═════ EXTRACTED RECORDS

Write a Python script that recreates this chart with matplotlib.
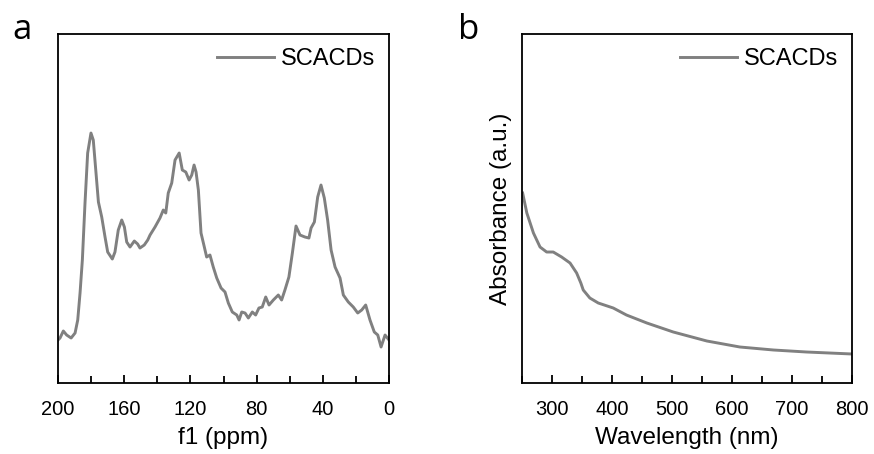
import numpy as np
import matplotlib
matplotlib.use("Agg")
import matplotlib.pyplot as plt
from matplotlib.ticker import MultipleLocator

plt.rcParams['font.family'] = ['Liberation Sans', 'DejaVu Sans']

# 13C NMR spectrum (a)
nmr_ppm = [200, 198.8, 196.8, 194.8, 192.1, 189.7, 188.1, 186.7, 185.3, 183.7,
           182.1, 180.1, 178.7, 177.2, 175.6, 173.6, 171.6, 170.0, 167.2, 165.6,
           163.6, 161.5, 159.9, 158.5, 156.5, 153.9, 151.9, 150.5, 147.9, 145.8,
           144.4, 141.4, 138.4, 136.4, 134.9, 133.4, 131.3, 129.3, 126.8, 124.9,
           122.8, 120.8, 119.2, 117.8, 116.6, 115.2, 113.6, 111.6, 110.2, 108.2,
           106.2, 104.1, 101.5, 99.1, 97.1, 94.7, 92.0, 90.6, 89.0, 87.0,
           85.0, 82.6, 80.6, 78.6, 76.6, 74.5, 72.5, 69.9, 66.9, 64.9,
           62.9, 60.5, 58.4, 56.2, 53.8, 50.8, 48.4, 47.1, 45.1, 43.1,
           41.1, 39.1, 37.1, 35.0, 32.6, 29.6, 27.6, 24.6, 21.6, 18.9,
           16.5, 14.1, 11.5, 8.9, 6.8, 4.8, 2.4, 0]
nmr_int = [43, 45, 52, 48, 45, 50, 63, 90, 123, 180,
           230, 250, 243, 213, 181, 166, 146, 131, 124, 131,
           153, 163, 156, 141, 136, 142, 139, 135, 138, 143,
           148, 156, 165, 173, 170, 190, 200, 223, 230, 213,
           211, 203, 208, 218, 211, 193, 150, 136, 126, 128,
           116, 105, 95, 91, 80, 71, 68, 63, 71, 70,
           65, 71, 68, 75, 76, 86, 78, 83, 88, 83,
           93, 106, 130, 157, 148, 146, 145, 155, 161, 186,
           198, 185, 163, 133, 116, 105, 88, 81, 76, 70,
           73, 78, 63, 51, 48, 36, 48, 43]

# UV-vis absorbance (b)
uv_wl = [251, 258, 269, 280, 291, 302, 316, 330, 341, 348, 352, 363, 377,
         402, 424, 458, 502, 558, 613, 669, 724, 800]
uv_abs = [190, 170, 150, 136, 131, 131, 126, 120, 110, 100, 93, 85, 80,
          75, 68, 60, 51, 42, 36, 33, 31, 29]

line_color = '#808080'

fig = plt.figure(figsize=(8.74, 4.54), dpi=100)
ax1 = fig.add_axes([0.0664, 0.1564, 0.3787, 0.7686])
ax2 = fig.add_axes([0.5973, 0.1564, 0.3776, 0.7686])

ax1.plot(nmr_ppm, nmr_int, color=line_color, lw=2.1, label='SCACDs')
ax1.set_xlim(200, 0)
ax1.set_ylim(0, 349)
ax1.xaxis.set_major_locator(MultipleLocator(40))
ax1.xaxis.set_minor_locator(MultipleLocator(20))
ax1.set_xlabel('f1 (ppm)', fontsize=17.5, labelpad=6)

ax2.plot(uv_wl, uv_abs, color=line_color, lw=2.1, label='SCACDs')
ax2.set_xlim(250, 800)
ax2.set_ylim(0, 349)
ax2.xaxis.set_major_locator(MultipleLocator(100))
ax2.xaxis.set_minor_locator(MultipleLocator(50))
ax2.set_xlabel('Wavelength (nm)', fontsize=17.5, labelpad=6)
ax2.set_ylabel('Absorbance (a.u.)', fontsize=17.5, labelpad=7)

for ax in (ax1, ax2):
    for s in ax.spines.values():
        s.set_linewidth(1.3)
    ax.set_yticks([])
    ax.tick_params(axis='x', which='major', direction='in', length=6, width=1.3,
                   labelsize=14.5, pad=12)
    ax.tick_params(axis='x', which='minor', direction='in', length=5, width=1.3)
    ax.legend(loc='upper right', frameon=False, fontsize=17, handlelength=2.4,
              handletextpad=0.3, borderaxespad=0.2)

fig.text(0.0137, 0.914, 'a', fontsize=25, family='Open Sans', va='baseline')
fig.text(0.524, 0.914, 'b', fontsize=25, family='Open Sans', va='baseline')

fig.savefig('out.png', dpi=100)
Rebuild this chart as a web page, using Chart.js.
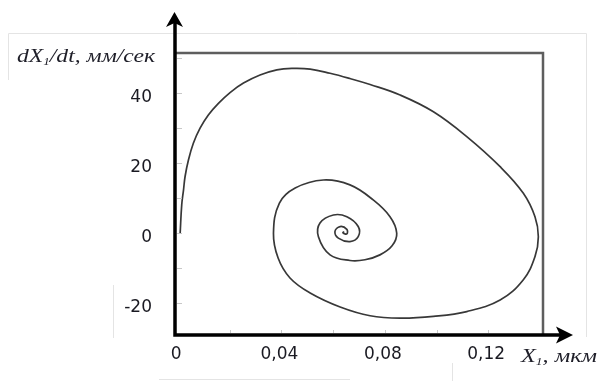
<!DOCTYPE html>
<html><head><meta charset="utf-8">
<script src="https://cdn.jsdelivr.net/npm/chart.js@4.4.1/dist/chart.umd.min.js"></script>
<style>html,body{margin:0;padding:0;background:#fff;}canvas{display:block;}</style>
</head><body>
<canvas id="c" width="600" height="381"></canvas>
<script>
// phase trajectory: displacement X1 (мкм) vs velocity dX1/dt (мм/сек)
const xValues = [0.0008,0.0014,0.0021,0.0027,0.0040,0.0059,0.0085,0.0117,0.0156,0.0201,0.0253,0.0317,0.0382,0.0446,0.0511,0.0588,0.0665,0.0743,0.0859,0.0988,0.1117,0.1246,0.1336,0.1381,0.1394,0.1381,0.1336,0.1246,0.1117,0.0988,0.0859,0.0743,0.0627,0.0511,0.0433,0.0387,0.0369,0.0392,0.0453,0.0562,0.0665,0.0755,0.0820,0.0846,0.0828,0.0781,0.0723,0.0665,0.0588,0.0543,0.0549,0.0601,0.0653,0.0697,0.0697,0.0665,0.0620,0.0607,0.0627,0.0653,0.0653,0.0638,0.0642];
const yValues = [0,8.1,12.4,16.2,20.9,25.7,30.0,33.8,37.1,40.2,42.9,45.2,46.7,47.1,46.9,45.7,44.2,42.5,39.5,34.7,27.6,19.0,11.4,4.7,-1.0,-6.7,-13.3,-19.1,-22.4,-23.8,-24.3,-23.6,-21.1,-17.1,-12.8,-7.1,0,8.6,12.9,15.2,13.8,9.5,4.7,0,-3.6,-6.2,-7.6,-7.8,-6.2,-1.0,2.9,5.2,4.7,1.9,-1.0,-2.4,-1.4,0.5,1.9,1.1,-0.2,0.1,0.5];
const xTickValues = [0, 0.04, 0.08, 0.12];
const xTickLabels = ['0', '0,04', '0,08', '0,12'];
const yTickValues = [-20, 0, 20, 40];
const yTickLabels = ['-20', '0', '20', '40'];
const xMinorTicks = [0.02, 0.04, 0.06, 0.08, 0.10, 0.12];
const yMinorTicks = [-20, -10, 0, 10, 20, 30, 40, 50];
const xTitle = [{t:'X'},{t:'1',sub:true},{t:', мкм'}];
const yTitle = [{t:'dX'},{t:'1',sub:true},{t:'/dt, мм/сек'}];

function drawTitle(ctx, parts, x, baseline, targetWidth) {
  const mainF = 'italic 18px "Liberation Serif"';
  const subF = 'italic 10px "Liberation Serif"';
  let total = 0;
  parts.forEach(p => { ctx.font = p.sub ? subF : mainF; p.w = ctx.measureText(p.t).width; total += p.w; });
  ctx.save();
  ctx.translate(x, baseline);
  ctx.scale(targetWidth / total, 1);
  ctx.fillStyle = '#1e1e28';
  ctx.textBaseline = 'alphabetic';
  ctx.textAlign = 'left';
  let cx = 0;
  parts.forEach(p => { ctx.font = p.sub ? subF : mainF; ctx.fillText(p.t, cx, p.sub ? 3 : 0); cx += p.w; });
  ctx.restore();
}

const deco = {
  id: 'deco',
  beforeDraw(chart) {
    const ctx = chart.ctx;
    ctx.save();
    ctx.strokeStyle = '#e4e4e4';
    ctx.lineWidth = 1;
    ctx.beginPath();
    ctx.moveTo(8.5, 80); ctx.lineTo(8.5, 33.5); ctx.lineTo(586.5, 33.5); ctx.lineTo(586.5, 337);
    ctx.moveTo(113.5, 285); ctx.lineTo(113.5, 338);
    ctx.moveTo(159, 379.5); ctx.lineTo(350, 379.5);
    ctx.moveTo(452.5, 363); ctx.lineTo(452.5, 381);
    ctx.stroke();
    ctx.restore();
  },
  afterDraw(chart) {
    const ctx = chart.ctx;
    const a = chart.chartArea;
    const xs = chart.scales.x, ys = chart.scales.y;
    ctx.save();
    ctx.strokeStyle = '#c8c8c8';
    ctx.lineWidth = 1;
    ctx.beginPath();
    yMinorTicks.forEach(v => { const p = Math.round(ys.getPixelForValue(v)) + 0.5; ctx.moveTo(a.left + 2, p); ctx.lineTo(a.left + 7, p); });
    xMinorTicks.forEach(v => { const p = Math.round(xs.getPixelForValue(v)) + 0.5; ctx.moveTo(p, a.bottom - 2); ctx.lineTo(p, a.bottom - 5); });
    ctx.stroke();
    ctx.strokeStyle = '#5e5e5e';
    ctx.lineWidth = 2.5;
    ctx.beginPath();
    ctx.moveTo(a.left, a.top); ctx.lineTo(a.right, a.top); ctx.lineTo(a.right, a.bottom);
    ctx.stroke();
    ctx.strokeStyle = '#000';
    ctx.fillStyle = '#000';
    ctx.lineWidth = 3.5;
    ctx.beginPath();
    ctx.moveTo(a.left, 22); ctx.lineTo(a.left, a.bottom); ctx.lineTo(560, a.bottom);
    ctx.stroke();
    ctx.beginPath();
    ctx.moveTo(a.left - 0.5, 12); ctx.lineTo(a.left + 8, 27); ctx.lineTo(a.left - 0.5, 23); ctx.lineTo(a.left - 9, 27); ctx.closePath();
    ctx.fill();
    ctx.beginPath();
    ctx.moveTo(573, a.bottom); ctx.lineTo(556, a.bottom - 8.5); ctx.lineTo(560, a.bottom); ctx.lineTo(556, a.bottom + 8.5); ctx.closePath();
    ctx.fill();
    ctx.restore();
    drawTitle(ctx, yTitle, 17, 62, 138);
    drawTitle(ctx, xTitle, 521, 362, 76);
  }
};

new Chart(document.getElementById('c'), {
  type: 'scatter',
  data: {
    datasets: [{
      data: xValues.map((x, i) => ({x: x, y: yValues[i]})),
      showLine: true,
      borderColor: '#383838',
      borderWidth: 1.7,
      pointRadius: 0,
      tension: 0.4,
      fill: false
    }]
  },
  options: {
    responsive: false,
    devicePixelRatio: 1,
    animation: false,
    events: [],
    layout: {padding: {top: 53, right: 57, left: 0, bottom: 0}},
    plugins: {legend: {display: false}, tooltip: {enabled: false}, title: {display: false}},
    scales: {
      x: {
        type: 'linear',
        min: -0.0012,
        max: 0.1412,
        afterBuildTicks: s => { s.ticks = xTickValues.map(v => ({value: v})); },
        afterFit: s => { s.height = 46; },
        grid: {display: false, drawTicks: false},
        border: {display: false},
        ticks: {
          padding: 9,
          labelOffset: -2,
          maxRotation: 0,
          autoSkip: false,
          color: '#1a1a22',
          font: {family: '"DejaVu Sans"', size: 17},
          callback: v => xTickLabels[xTickValues.indexOf(v)]
        }
      },
      y: {
        type: 'linear',
        min: -29.1,
        max: 51.5,
        afterBuildTicks: s => { s.ticks = yTickValues.map(v => ({value: v})); },
        afterFit: s => { s.width = 175; },
        grid: {display: false, drawTicks: false},
        border: {display: false},
        ticks: {
          padding: 23,
          labelOffset: 4,
          autoSkip: false,
          color: '#1a1a22',
          font: {family: '"DejaVu Sans"', size: 17},
          callback: v => yTickLabels[yTickValues.indexOf(v)]
        }
      }
    }
  },
  plugins: [deco]
});
</script>
</body></html>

══════════

Which lines contain the word "matplotlib"? Return each of them.

ANSWER TO THIS EXERCISE –
Write a Python script that recreates this chart with matplotlib.
import matplotlib
matplotlib.use("Agg")
import matplotlib.pyplot as plt
from matplotlib.ticker import MultipleLocator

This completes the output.